With the heads bolted on, this 392-inch mill produced a boost-friendly 8.6:1 compression ratio. A Vortech T-trim supercharger force-fed air into the bullet through an Edelbrock Victor EFI intake manifold and a 90mm throttle body. The AOD was swapped for an AOD-E, and a Bauman Box was installed to control the shifts. Once the build was finished and the tune was set, Lidio's Tropical Yellow coupe spun the rollers to a massive 650 rwhp. Three years later, Lidio decided to make a few new changes to his Fox. The addition of 18-inch TSW wheels and smoked headlights added some excitement, and 13-inch Cobra brakes now enable quicker stops.
In late 2006, Lidio was looking for a new twist, so he traded the Vortech for a turbo. The stroker mill and AOD-E were left alone, but a single 80mm turbo from Precision Turbo was installed, and Diamond Fabrication was enlisted to mount and plumb the turbo and intercooler.
After the Stang was completed in the fall of 2008, Lidio strapped it to the rollers once again, and with the turbo pumping out 18 pounds of boost, the end result was an astounding 843 rwhp. Being that Lidio is no dyno hero, a track test was needed to prove the LX's worth. And as expected, the big power translated into low 9-second quarter-mile times-even on the 18-inch wheels and tires. With addition of slicks and skinnies, 8.60s shouldn't be out of the question.

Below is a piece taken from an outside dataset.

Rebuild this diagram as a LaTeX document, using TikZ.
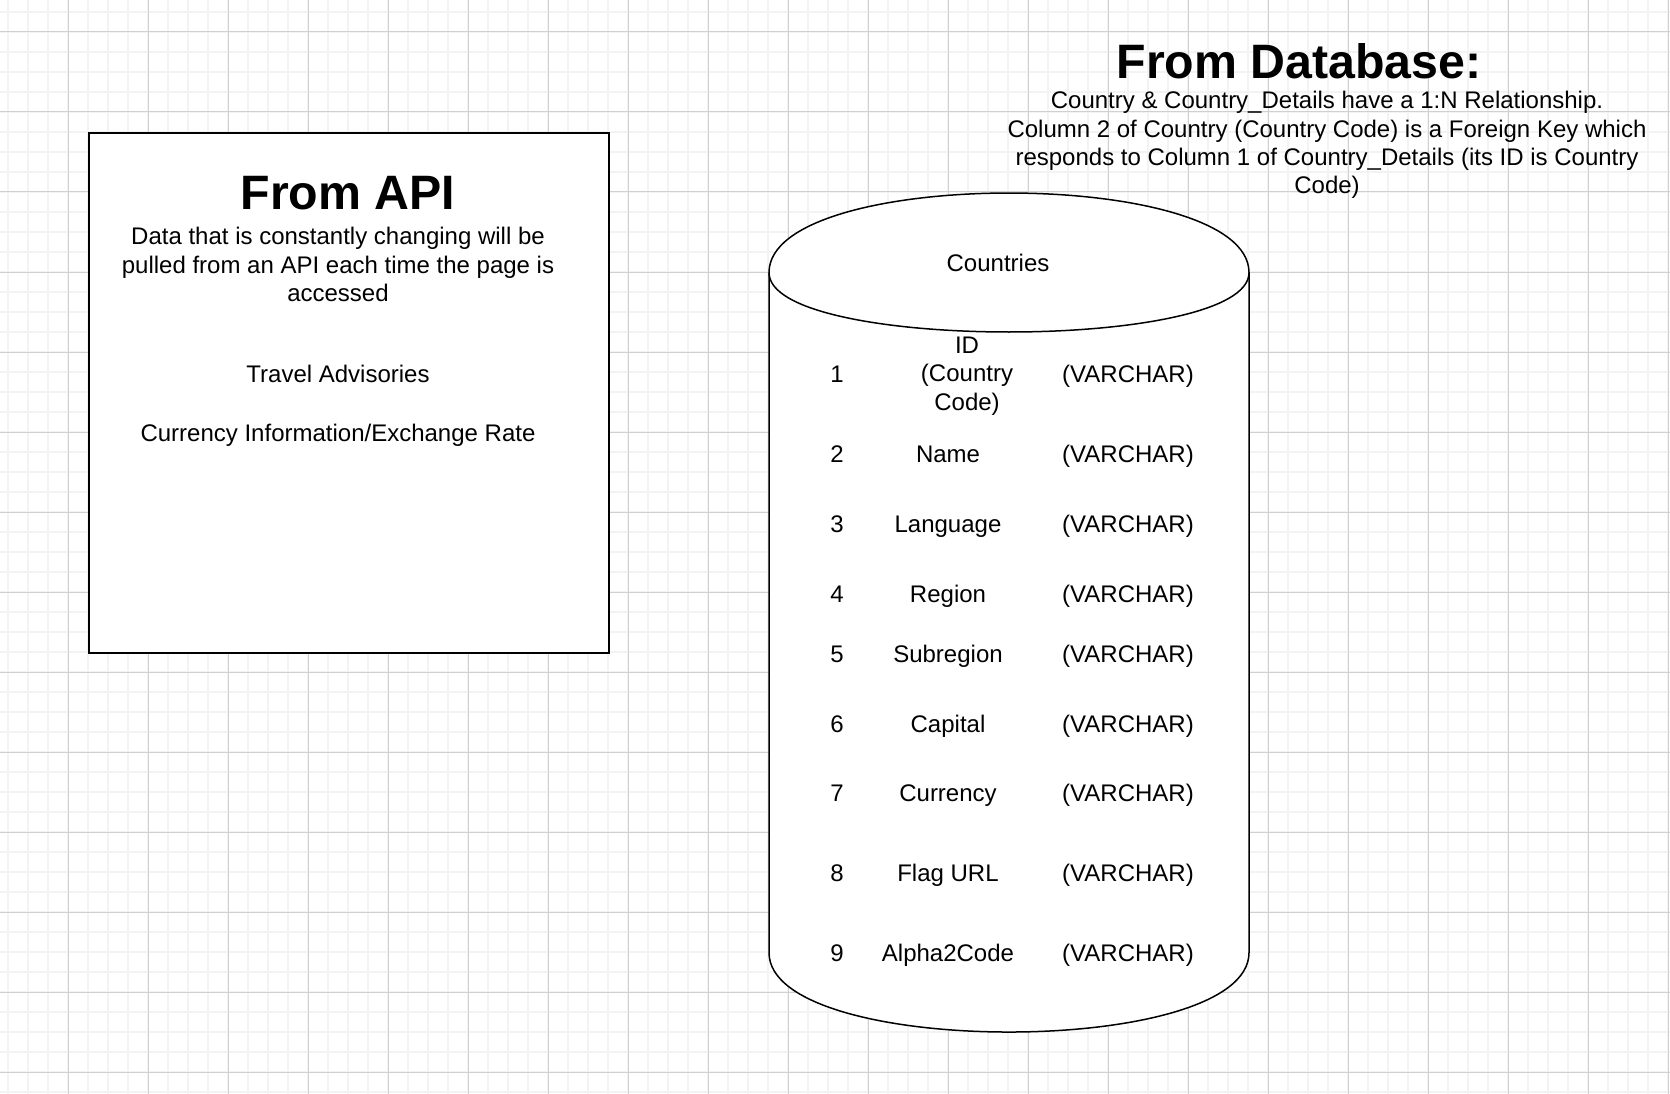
\documentclass[tikz,border=0pt]{standalone}
\usepackage{fontspec}
\setmainfont{Liberation Sans}
\definecolor{gridminor}{RGB}{243,243,243}
\definecolor{gridmajor}{RGB}{208,208,208}
\tikzset{
  txt/.style={inner sep=0pt, outer sep=0pt, anchor=base, font=\fontsize{24}{28.3}\selectfont},
  para/.style={inner sep=0pt, outer sep=0pt, anchor=center, align=center, font=\fontsize{24}{28.3}\selectfont},
  heading/.style={inner sep=0pt, outer sep=0pt, anchor=base, font=\fontsize{48.3}{57}\selectfont\bfseries},
  shapeline/.style={draw=black, line width=1.5pt, fill=white},
}
\begin{document}
\begin{tikzpicture}[x=1pt,y=-1pt]
\useasboundingbox (0,0) rectangle (1670,1094);
\fill[white] (0,0) rectangle (1670,1094);
% grid
\foreach \x in {8,28,...,1668} \draw[gridminor, line width=1.6pt] (\x,0) -- (\x,1094);
\foreach \y in {12,32,...,1092} \draw[gridminor, line width=1.6pt] (0,\y) -- (1670,\y);
\foreach \x in {68,148,...,1668} \draw[gridmajor, line width=1pt] (\x,0) -- (\x,1094);
\foreach \y in {32,112,...,1072} \draw[gridmajor, line width=1pt] (0,\y) -- (1670,\y);

% API box
\draw[shapeline] (89,133) rectangle (609,653);
\node[heading] (apititle) at (348,209.3) {From API};
\node[para] (apidesc) at (338,264.5) {Data that is constantly changing will be\\pulled from an API each time the page is\\accessed};
\node[txt] (travel) at (338,382.6) {Travel Advisories};
\node[txt] (currency) at (338,441.6) {Currency Information/Exchange Rate};

% Database heading
\node[heading] (dbtitle) at (1299,78.3) {From Database:};
\node[para] (dbdesc) at (1327,145) {Country \& Country\_Details have a 1:N Relationship.\\Column 2 of Country (Country Code) is a Foreign Key which\\responds to Column 1 of Country\_Details (its ID is Country\\Code)};

% Cylinder
\draw[shapeline] (769,272.6) .. controls (769,166.5) and (1249,166.5) .. (1249,272.6)
  -- (1249,952.6) .. controls (1249,1058.5) and (769,1058.5) .. (769,952.6) -- cycle;
\draw[black, line width=1.5pt] (769,272.6) .. controls (769,351.8) and (1249,351.8) .. (1249,272.6);
\node[txt] (countries) at (998,271.6) {Countries};

% rows
\node[txt] (n1) at (837,382.6) {1};
\node[para] (f1) at (967,376) {ID\\(Country\\Code)};
\node[txt] (t1) at (1128,382.6) {(VARCHAR)};
\foreach \i/\name/\yy in {2/Name/454,3/Language/524,4/Region/594,5/Subregion/654,6/Capital/724,7/Currency/793,8/Flag URL/873,9/Alpha2Code/953}{
  \node[txt] (n\i) at (837,\yy+8.6) {\i};
  \node[txt] (f\i) at (948,\yy+8.6) {\name};
  \node[txt] (t\i) at (1128,\yy+8.6) {(VARCHAR)};
}
\end{tikzpicture}
\end{document}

Even with this much horsepower on tap, and single-digit e.t.'s so easily available, this coupe is no race car-few, if any, of Lidio's rides ever have been. A lot of the early EFI Mustang performance shops ended up turning their street cars into full-tilt drag cars to prove that they could be the best. Lidio Iacobelli and Alternative Auto Performance avoided the storm that is quarter-mile competition. Instead they spent the last 21 years turning this Tropical Yellow coupe-and many other late-model Stangs-into some of the fastest, cleanest Mustangs around.